Instruction: Only the lines from the one containing "Write a web" through the one containing "k1Y), zip(prX, prY)];" should be duplicated, exactly as they appear. Pictures are to be left out.
══════════════════════════════
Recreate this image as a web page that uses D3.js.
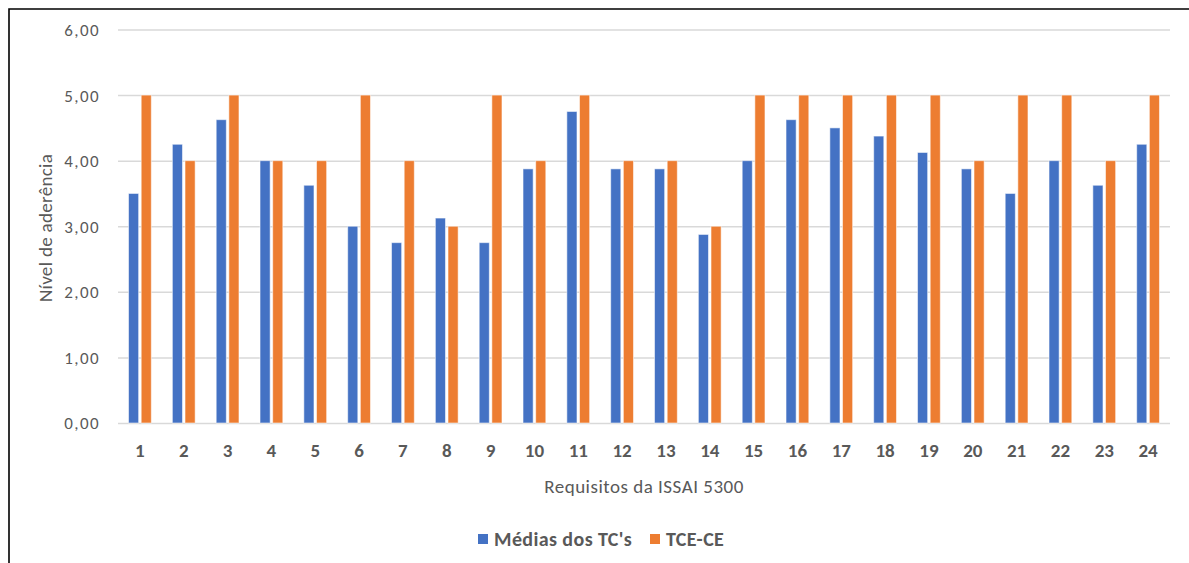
<!DOCTYPE html>
<html>
<head>
<meta charset="utf-8">
<script src="https://cdn.jsdelivr.net/npm/d3@7"></script>
<style>
  html, body { margin: 0; padding: 0; background: #fff; }
  svg { display: block; }
  text { font-family: Calibri, Carlito, Lato, "Open Sans", sans-serif; }
</style>
</head>
<body>
<svg id="chart" width="1189" height="563"></svg>
<script>
// Requisitos da ISSAI 5300 (1..24)
const categories = ["1","2","3","4","5","6","7","8","9","10","11","12",
                    "13","14","15","16","17","18","19","20","21","22","23","24"];
const seriesNames = ["Médias dos TC's", "TCE-CE"];
const mediasTCs = [3.50, 4.25, 4.625, 4.00, 3.625, 3.00, 2.75, 3.125, 2.75, 3.875, 4.75, 3.875,
                   3.875, 2.875, 4.00, 4.625, 4.50, 4.375, 4.125, 3.875, 3.50, 4.00, 3.625, 4.25];
const tceCE     = [5, 4, 5, 4, 4, 5, 4, 3, 5, 4, 5, 4,
                   4, 3, 5, 5, 5, 5, 5, 4, 5, 5, 4, 5];
const yTicks = [0, 1, 2, 3, 4, 5, 6];
const colors = ["#4472C4", "#ED7D31"];

const svg = d3.select("#chart");
const W = 1189, H = 563;

// chart frame
svg.append("path")
  .attr("d", `M${W + 2},9 L9,9 L9,${H + 2}`)
  .attr("fill", "none")
  .attr("stroke", "#000")
  .attr("stroke-width", 1.6);

const plot = { left: 118, right: 1170, top: 29.5, bottom: 423 };

const y = d3.scaleLinear().domain([0, 6]).range([plot.bottom, plot.top]);
const x0 = d3.scaleBand().domain(categories).range([plot.left, plot.right])
  .paddingInner(0.48).paddingOuter(0.24);
const x1 = d3.scaleBand().domain(seriesNames).range([0, x0.bandwidth()])
  .paddingInner(0.2);

// horizontal gridlines + tick labels
const yAxis = d3.axisLeft(y).tickValues(yTicks)
  .tickSize(-(plot.right - plot.left))
  .tickPadding(18)
  .tickFormat(d => d3.format(".2f")(d).replace(".", ","));
const gy = svg.append("g").attr("transform", `translate(${plot.left},0)`).call(yAxis);
gy.select(".domain").remove();
gy.selectAll(".tick line").attr("stroke", "#D9D9D9").attr("stroke-width", 1.5);
gy.selectAll(".tick text")
  .attr("fill", "#595959")
  .style("font-size", "17px")
  .style("letter-spacing", "1.4px")
  .attr("dy", "0.35em");

// bars
const data = categories.map((c, i) => ({ cat: c, vals: [mediasTCs[i], tceCE[i]] }));
const groups = svg.append("g").selectAll("g").data(data).join("g")
  .attr("transform", d => `translate(${x0(d.cat)},0)`);
groups.selectAll("rect")
  .data(d => d.vals.map((v, j) => ({ key: seriesNames[j], v, j })))
  .join("rect")
  .attr("x", d => x1(d.key))
  .attr("width", x1.bandwidth())
  .attr("y", d => y(d.v))
  .attr("height", d => y(0) - y(d.v))
  .attr("fill", d => colors[d.j])
  .attr("stroke", "rgba(255,255,255,0.55)")
  .attr("stroke-width", 1);

// category labels
const xAxis = d3.axisBottom(x0).tickSize(0).tickPadding(21);
const gx = svg.append("g").attr("transform", `translate(0,${plot.bottom})`).call(xAxis);
gx.select(".domain").remove();
gx.selectAll(".tick text")
  .attr("fill", "#595959")
  .style("font-size", "19px")
  .style("font-weight", "bold");

// axis titles
svg.append("text")
  .attr("x", 644)
  .attr("y", 493)
  .attr("text-anchor", "middle")
  .attr("fill", "#595959")
  .style("font-size", "19px")
  .style("letter-spacing", "0.5px")
  .text("Requisitos da ISSAI 5300");

svg.append("text")
  .attr("transform", `translate(52,228) rotate(-90)`)
  .attr("text-anchor", "middle")
  .attr("fill", "#595959")
  .style("font-size", "19px")
  .style("letter-spacing", "0.3px")
  .text("Nível de aderência");

// legend
const legendItems = [
  { name: seriesNames[0], color: colors[0], x: 478 },
  { name: seriesNames[1], color: colors[1], x: 650 }
];
const lg = svg.append("g").selectAll("g").data(legendItems).join("g")
  .attr("transform", d => `translate(${d.x},534)`);
lg.append("rect").attr("width", 10).attr("height", 10).attr("fill", d => d.color);
lg.append("text")
  .attr("x", 16).attr("y", 5).attr("dy", "0.35em")
  .attr("fill", "#595959")
  .style("font-size", "20px")
  .style("font-weight", "bold")
  .style("letter-spacing", "0.4px")
  .text(d => d.name);
</script>
</body>
</html>
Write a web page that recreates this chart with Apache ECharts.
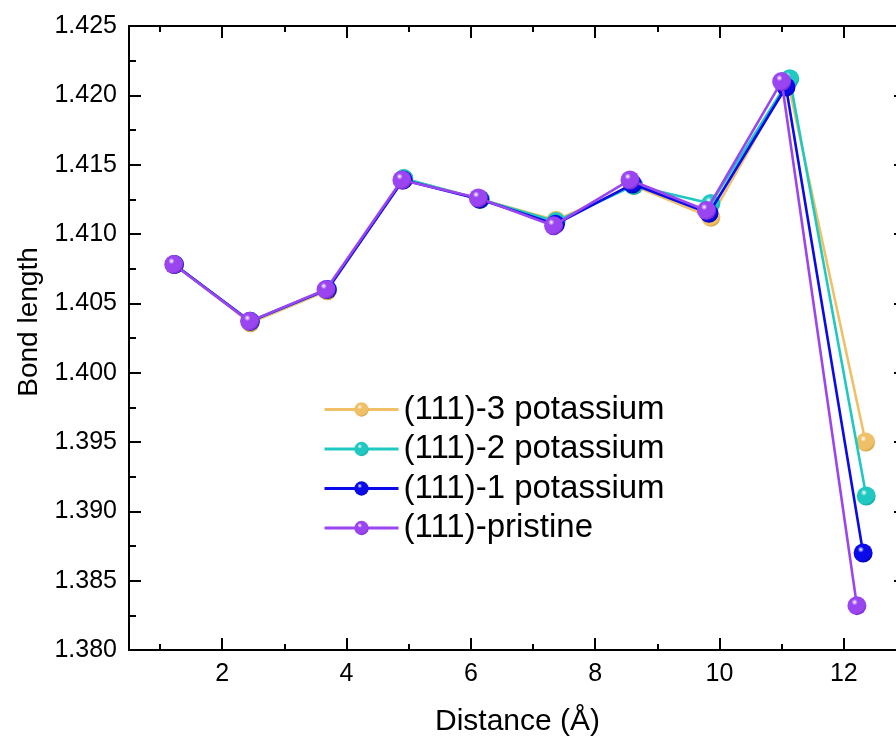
<!DOCTYPE html>
<html>
<head>
<meta charset="utf-8">
<script src="https://cdn.jsdelivr.net/npm/echarts@6/dist/echarts.min.js"></script>
<style>
html,body{margin:0;padding:0;background:#fff;}
#chart{width:896px;height:740px;}
</style>
</head>
<body>
<div id="chart"></div>
<script>
// ---- data ----
var seriesNames = ['(111)-3 potassium', '(111)-2 potassium', '(111)-1 potassium', '(111)-pristine'];

var k3X = [1.23, 2.45, 3.69, 4.92, 6.15, 7.37, 8.62, 9.86, 11.10, 12.35];
var k3Y = [1.4078, 1.4036, 1.4059, 1.4140, 1.4125, 1.4110, 1.4135, 1.4112, 1.4210, 1.3950];

var k2X = [1.23, 2.45, 3.69, 4.92, 6.15, 7.37, 8.62, 9.86, 11.13, 12.36];
var k2Y = [1.4078, 1.4037, 1.4060, 1.4140, 1.4125, 1.4109, 1.4135, 1.4122, 1.4212, 1.3911];

var k1X = [1.23, 2.45, 3.69, 4.91, 6.14, 7.36, 8.60, 9.83, 11.07, 12.31];
var k1Y = [1.4078, 1.4037, 1.4060, 1.4139, 1.4125, 1.4107, 1.4136, 1.4115, 1.4206, 1.3870];

var prX = [1.22, 2.44, 3.67, 4.89, 6.12, 7.33, 8.56, 9.79, 11.00, 12.21];
var prY = [1.4078, 1.4037, 1.4060, 1.4139, 1.4126, 1.4106, 1.4139, 1.4117, 1.4210, 1.3832];

var xMajorTicks = [2, 4, 6, 8, 10, 12];
var xMinorTicks = [1, 3, 5, 7, 9, 11, 13];

// ---- styling ----
var colors = ['#EFC067', '#1FC9C1', '#0A0AEB', '#9B45F0'];
var darks  = ['#C9962F', '#0F9C95', '#00009A', '#6A1DC0'];
var FONT = 'Liberation Sans, Arial, sans-serif';

function zip(xs, ys) { return xs.map(function (x, i) { return [x, ys[i]]; }); }
function ball(i) {
  return {
    type: 'radial', x: 0.38, y: 0.32, r: 0.75,
    colorStops: [
      { offset: 0, color: '#ffffff' },
      { offset: 0.22, color: colors[i] },
      { offset: 0.75, color: colors[i] },
      { offset: 1, color: darks[i] }
    ]
  };
}

var datasets = [zip(k3X, k3Y), zip(k2X, k2Y), zip(k1X, k1Y), zip(prX, prY)];

var axisLineStyle = { color: '#000', width: 2 };

function xAxisDef(pos, ticks, len, labels, name) {
  var a = {
    type: 'value', position: pos, min: 0.5, max: 13, gridIndex: 0,
    axisLine: { show: true, onZero: false, lineStyle: axisLineStyle },
    axisTick: { show: true, inside: true, length: len, customValues: ticks, lineStyle: { color: '#000', width: 2 } },
    axisLabel: labels ? { show: true, customValues: ticks, color: '#000', fontSize: 25, fontFamily: FONT, margin: 12 } : { show: false },
    splitLine: { show: false }
  };
  if (name) {
    a.name = name; a.nameLocation = 'middle'; a.nameGap = 57;
    a.nameTextStyle = { color: '#000', fontSize: 30, fontFamily: FONT };
  }
  return a;
}

function yAxisDef(pos, labels, name) {
  var a = {
    type: 'value', position: pos, min: 1.380, max: 1.425, interval: 0.005,
    axisLine: { show: true, onZero: false, lineStyle: axisLineStyle },
    axisTick: { show: true, inside: true, length: 12, lineStyle: { color: '#000', width: 2 } },
    minorTick: { show: true, splitNumber: 2, length: 7, lineStyle: { color: '#000', width: 2 } },
    axisLabel: labels ? { show: true, color: '#000', fontSize: 25, fontFamily: FONT, margin: 12,
      formatter: function (v) { return v.toFixed(3); } } : { show: false },
    splitLine: { show: false }
  };
  if (name) {
    a.name = name; a.nameLocation = 'middle'; a.nameGap = 86;
    a.nameTextStyle = { color: '#000', fontSize: 28, fontFamily: FONT, padding: [0, 0, 0, 32] };
  }
  return a;
}

var series = datasets.map(function (d, i) {
  return {
    name: seriesNames[i], type: 'line', data: d,
    xAxisIndex: 0, yAxisIndex: 0,
    symbol: 'circle', symbolSize: 19, showSymbol: true,
    lineStyle: { color: colors[i], width: 2.6 },
    itemStyle: { color: ball(i), borderWidth: 0 },
    emphasis: { disabled: true },
    z: 2 + i
  };
});

var option = {
  animation: false,
  backgroundColor: '#fff',
  grid: { left: 129, top: 26, width: 777, bottom: 90, containLabel: false, outerBoundsMode: 'none' },
  xAxis: [
    xAxisDef('bottom', xMajorTicks, 12, true, 'Distance (Å)'),
    xAxisDef('bottom', xMinorTicks, 6, false),
    xAxisDef('top', xMajorTicks, 12, false),
    xAxisDef('top', xMinorTicks, 6, false)
  ],
  yAxis: [
    yAxisDef('left', true, 'Bond length'),
    yAxisDef('right', false)
  ],
  legend: {
    orient: 'vertical', left: 318, top: 388,
    data: seriesNames,
    itemWidth: 74, itemHeight: 18, itemGap: 6.5,
    lineStyle: { width: 3 },
    textStyle: { color: '#000', fontSize: 33, fontFamily: FONT },
    selectedMode: false
  },
  series: series
};

var chart = echarts.init(document.getElementById('chart'), null, { renderer: 'canvas' });
chart.setOption(option);
</script>
</body>
</html>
══════════════════════════════
Exercise answer:
Write a web page that recreates this chart with Apache ECharts.
<!DOCTYPE html>
<html>
<head>
<meta charset="utf-8">
<script src="https://cdn.jsdelivr.net/npm/echarts@6/dist/echarts.min.js"></script>
<style>
html,body{margin:0;padding:0;background:#fff;}
#chart{width:896px;height:740px;}
</style>
</head>
<body>
<div id="chart"></div>
<script>
// ---- data ----
var seriesNames = ['(111)-3 potassium', '(111)-2 potassium', '(111)-1 potassium', '(111)-pristine'];

var k3X = [1.23, 2.45, 3.69, 4.92, 6.15, 7.37, 8.62, 9.86, 11.10, 12.35];
var k3Y = [1.4078, 1.4036, 1.4059, 1.4140, 1.4125, 1.4110, 1.4135, 1.4112, 1.4210, 1.3950];

var k2X = [1.23, 2.45, 3.69, 4.92, 6.15, 7.37, 8.62, 9.86, 11.13, 12.36];
var k2Y = [1.4078, 1.4037, 1.4060, 1.4140, 1.4125, 1.4109, 1.4135, 1.4122, 1.4212, 1.3911];

var k1X = [1.23, 2.45, 3.69, 4.91, 6.14, 7.36, 8.60, 9.83, 11.07, 12.31];
var k1Y = [1.4078, 1.4037, 1.4060, 1.4139, 1.4125, 1.4107, 1.4136, 1.4115, 1.4206, 1.3870];

var prX = [1.22, 2.44, 3.67, 4.89, 6.12, 7.33, 8.56, 9.79, 11.00, 12.21];
var prY = [1.4078, 1.4037, 1.4060, 1.4139, 1.4126, 1.4106, 1.4139, 1.4117, 1.4210, 1.3832];

var xMajorTicks = [2, 4, 6, 8, 10, 12];
var xMinorTicks = [1, 3, 5, 7, 9, 11, 13];

// ---- styling ----
var colors = ['#EFC067', '#1FC9C1', '#0A0AEB', '#9B45F0'];
var darks  = ['#C9962F', '#0F9C95', '#00009A', '#6A1DC0'];
var FONT = 'Liberation Sans, Arial, sans-serif';

function zip(xs, ys) { return xs.map(function (x, i) { return [x, ys[i]]; }); }
function ball(i) {
  return {
    type: 'radial', x: 0.38, y: 0.32, r: 0.75,
    colorStops: [
      { offset: 0, color: '#ffffff' },
      { offset: 0.22, color: colors[i] },
      { offset: 0.75, color: colors[i] },
      { offset: 1, color: darks[i] }
    ]
  };
}

var datasets = [zip(k3X, k3Y), zip(k2X, k2Y), zip(k1X, k1Y), zip(prX, prY)];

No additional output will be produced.